O caso da PM paulista que se recusou a fazer o seu trabalho reforça que a popularização dos celulares com câmeras é talvez a principal arma da população pobre e negra contra os abusos do Estado, em particular, da polícia. As imagens levantam também outra questão: vale imaginar o que se passava quando a violência contra pobres não eram filmadas.

O episódio, publicado inicialmente pela Ponte Jornalismo, é mais um dos tantos que revelam crimes cometidos em nome de uma ordem pública que sua atua para defender apenas uma parcela da sociedade. As imagens gravadas por um repórter fotográfico chegam a ser inacreditáveis — mesmo se sabendo filmada, mesmo questionada, a PM, que estava fardada, recusa-se a cumprir sua obrigação. De maneira cínica, diz que estava de folga e chega a chutar o jovem negro que, ameaçado de ser morto, foi até ela, a uma representante do Estado, pedir ajuda.

Apontado como responsável por furtos perto de acesso ao metrô da estação Carandiru — expressão que remete ao título do clássico livro de Drauzio Varella —, o adolescente foi rechaçado pela policial que, depois, não se constrangeu nem mesmo diante do jornalista que registrava a cena. Chegou a ameaçá-lo de prisão.

Pouco importa se o jovem em questão, que não estava com arma, era culpado. Como suspeito, apontado por outros cidadãos, poderia ter sido detido, levado para uma delegacia. Mas, nessas horas, o Brasil fala mais alto e trata de, mais uma vez, ilustrar o que tanto se sabe de preconceito, racismo e injustiça. Não é absurdo concluir que a PM queria mesmo que o adolescente fosse morto, mesmo que assim se tornasse cúmplice de um homicídio.
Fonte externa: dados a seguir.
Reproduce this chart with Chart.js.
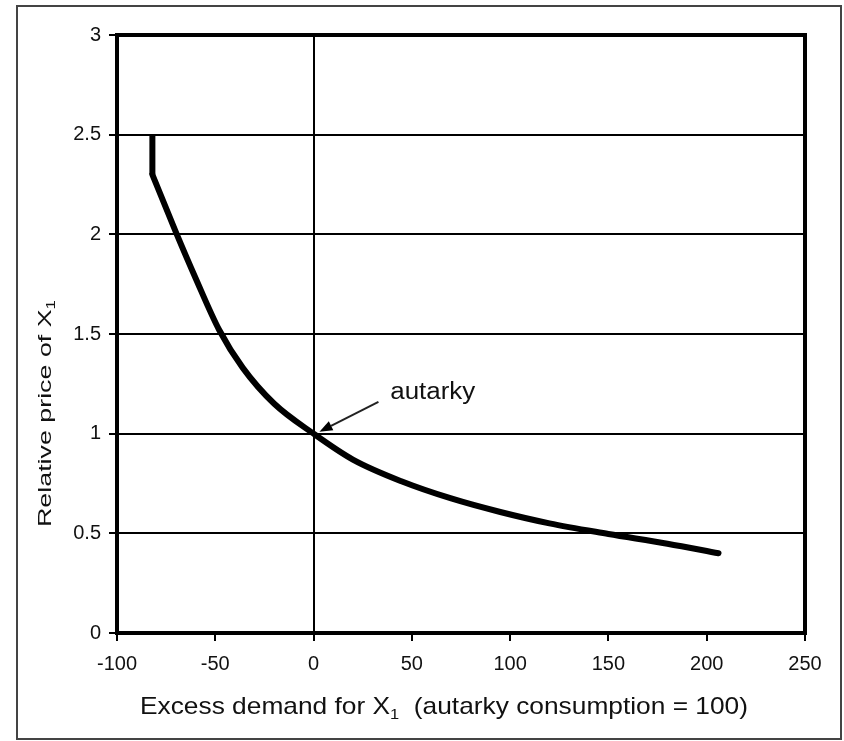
<!DOCTYPE html>
<html>
<head>
<meta charset="utf-8">
<script src="https://cdn.jsdelivr.net/npm/chart.js@4.4.1/dist/chart.umd.min.js"></script>
<style>
  html, body { margin: 0; padding: 0; background: #fff; }
  #wrap { position: relative; width: 844px; height: 741px; }
</style>
</head>
<body>
<div id="wrap"><canvas id="c"></canvas></div>
<script>
// ---- Data ----
// Vertical segment at the upper end of the excess-demand curve
const stemX = [-82, -82];
const stemY = [2.5, 2.3];
// Excess demand curve (excess demand for X1, relative price of X1)
const curveX = [-82, -70, -60, -48, -36, -20, 0, 20, 45, 70, 95, 120, 150, 180, 206];
const curveY = [2.3, 2.01, 1.78, 1.52, 1.33, 1.15, 1.0, 0.87, 0.76, 0.675, 0.607, 0.55, 0.497, 0.448, 0.40];
// Tick labels
const xTickLabels = ['-100', '-50', '0', '50', '100', '150', '200', '250'];
const yTickLabels = ['0', '0.5', '1', '1.5', '2', '2.5', '3'];
// Annotation
const annText = 'autarky';
const annTextAt = [39, 1.175];
const annArrowFrom = [33, 1.16];
const annArrowTo = [3, 1.01];

const toPts = (xs, ys) => xs.map((x, i) => ({ x: x, y: ys[i] }));

function drawFitText(ctx, text, x, y, font, targetW) {
  ctx.font = font;
  const w = ctx.measureText(text).width;
  const sx = targetW ? targetW / w : 1;
  ctx.save();
  ctx.translate(x, y);
  ctx.scale(sx, 1);
  ctx.fillText(text, 0, 0);
  ctx.restore();
  return w * sx;
}

const decor = {
  id: 'decor',
  afterDraw(chart) {
    const ctx = chart.ctx;
    const a = chart.chartArea;
    const xs = chart.scales.x, ys = chart.scales.y;
    ctx.save();
    // outer frame
    ctx.strokeStyle = '#444';
    ctx.lineWidth = 2;
    ctx.strokeRect(17, 6, 824, 733);
    // plot frame
    ctx.strokeStyle = '#000';
    ctx.lineWidth = 4;
    ctx.strokeRect(a.left, a.top, a.right - a.left, a.bottom - a.top);

    ctx.fillStyle = '#111';
    ctx.textBaseline = 'alphabetic';
    ctx.textAlign = 'left';
    const F = 'Liberation Sans, Arial, sans-serif';

    // x axis title
    {
      const main = 'Excess demand for X';
      const rest = '  (autarky consumption = 100)';
      ctx.font = '24px ' + F;
      const w1 = ctx.measureText(main).width;
      ctx.font = '15px ' + F;
      const ws = ctx.measureText('1').width;
      ctx.font = '24px ' + F;
      const w2 = ctx.measureText(rest).width;
      const total = w1 + ws + w2;
      const sx = 608 / total;
      ctx.save();
      ctx.translate(140, 714);
      ctx.scale(sx, 1);
      ctx.font = '24px ' + F;
      ctx.fillText(main, 0, 0);
      ctx.font = '15px ' + F;
      ctx.fillText('1', w1, 5);
      ctx.font = '24px ' + F;
      ctx.fillText(rest, w1 + ws, 0);
      ctx.restore();
    }
    // y axis title (rotated)
    {
      const main = 'Relative price of X';
      ctx.font = '19px ' + F;
      const w1 = ctx.measureText(main).width;
      ctx.font = '12px ' + F;
      const ws = ctx.measureText('1').width;
      const total = w1 + ws;
      const sx = 227 / total;
      ctx.save();
      ctx.translate(51, 527);
      ctx.rotate(-Math.PI / 2);
      ctx.scale(sx, 1);
      ctx.font = '19px ' + F;
      ctx.fillText(main, 0, 0);
      ctx.font = '12px ' + F;
      ctx.fillText('1', w1, 4);
      ctx.restore();
    }
    // annotation
    {
      const tx = xs.getPixelForValue(annTextAt[0]);
      const ty = ys.getPixelForValue(annTextAt[1]);
      ctx.fillStyle = '#111';
      drawFitText(ctx, annText, tx, ty, '23px ' + F, 85);
      const x1 = xs.getPixelForValue(annArrowFrom[0]);
      const y1 = ys.getPixelForValue(annArrowFrom[1]);
      const x2 = xs.getPixelForValue(annArrowTo[0]);
      const y2 = ys.getPixelForValue(annArrowTo[1]);
      const ang = Math.atan2(y2 - y1, x2 - x1);
      const hl = 13, hw = 5;
      const bx = x2 - hl * Math.cos(ang), by = y2 - hl * Math.sin(ang);
      ctx.strokeStyle = '#222';
      ctx.lineWidth = 2;
      ctx.beginPath();
      ctx.moveTo(x1, y1);
      ctx.lineTo(bx, by);
      ctx.stroke();
      ctx.fillStyle = '#000';
      ctx.beginPath();
      ctx.moveTo(x2, y2);
      ctx.lineTo(bx + hw * Math.sin(ang), by - hw * Math.cos(ang));
      ctx.lineTo(bx - hw * Math.sin(ang), by + hw * Math.cos(ang));
      ctx.closePath();
      ctx.fill();
    }
    ctx.restore();
  }
};

new Chart(document.getElementById('c'), {
  type: 'scatter',
  data: {
    datasets: [
      {
        data: toPts(stemX, stemY),
        showLine: true,
        borderColor: '#000',
        borderWidth: 6,
        pointRadius: 0,
        borderCapStyle: 'butt'
      },
      {
        data: toPts(curveX, curveY),
        showLine: true,
        borderColor: '#000',
        borderWidth: 6,
        pointRadius: 0,
        cubicInterpolationMode: 'monotone',
        borderCapStyle: 'round',
        borderJoinStyle: 'round'
      }
    ]
  },
  options: {
    responsive: true,
    maintainAspectRatio: false,
    animation: false,
    devicePixelRatio: 1,
    layout: { padding: { left: 0, top: 35, right: 39, bottom: 0 } },
    plugins: { legend: { display: false }, tooltip: { enabled: false } },
    scales: {
      x: {
        type: 'linear',
        min: -100, max: 250,
        afterFit(s) { s.height = 108; },
        border: { display: false },
        grid: {
          color: (c) => (c.tick && c.tick.value === 0 ? '#000' : 'rgba(0,0,0,0)'),
          tickColor: '#000',
          lineWidth: 2,
          tickLength: 8,
          drawTicks: true
        },
        ticks: {
          stepSize: 50,
          color: '#111',
          padding: 11,
          maxRotation: 0,
          font: { family: 'Liberation Sans, Arial, sans-serif', size: 20 },
          callback: (v, i) => xTickLabels[i]
        }
      },
      y: {
        type: 'linear',
        min: 0, max: 3,
        afterFit(s) { s.width = 117; },
        border: { display: false },
        grid: {
          color: '#000',
          tickColor: '#000',
          lineWidth: 2,
          tickLength: 8,
          drawTicks: true
        },
        ticks: {
          stepSize: 0.5,
          color: '#111',
          padding: 8,
          font: { family: 'Liberation Sans, Arial, sans-serif', size: 20 },
          callback: (v, i) => yTickLabels[i]
        }
      }
    }
  },
  plugins: [decor]
});
</script>
</body>
</html>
Vale comparar com o ocorrido em 2018, diante de uma escola de Suzano (SP). De folga — mesmo —, em trajes civis, a cabo Katia da Silva Sastre, que reagiu com tiros a uma tentativa de assalto de um bandido armado, que foi morto. Até se poderia questionar se a reação teria colocado crianças em risco, mas o fato é que a cabo agiu, a legislação permite que qualquer pessoa atire para defender a própria vida e a de terceiros. Graças à sua atuação, acabaria eleita deputada federal com 264 mil votos, chegou a usar as imagens de seu gesto na campanha. 

Em Suzano, a cabo agiu para defender os seus semelhantes, mães, crianças e funcionários da escola de sua filha (ainda correria o risco de ser identificada como policial pelo assaltante). Na estação Carandiru, o problema era outro: quem demandava a atuação da PM era um jovem negro, um possível bandido, não pessoas brancas como ela. Ficou, outra vez, evidente por quem dobram os sinos do Estado.

A questão não pode ser resumida a uma defesa ou não de bandidos. A garantia do cumprimento da lei e do respeito aos direitos de todos, humanos, é fundamental para cada um de nós. Ao autorizar que policiais matem suspeitos, a sociedade concede uma permissão que pode torná-la vítima.

Nenhum cidadão está livre do abuso estatal. A pele branca que a tantos serve de escudo (a mim, inclusive) não é blindada, impermeável à injustiça. Na perseguição que culminou com o holocausto, judeus ricos foram tão vítimas do nazismo quanto aqueles mais pobres. A violência policial anda abraçada com a corrupção: quem não teme ser punido por assassinato sabe que dificilmente será acusado de desvios; uma carta branca nunca é limitada.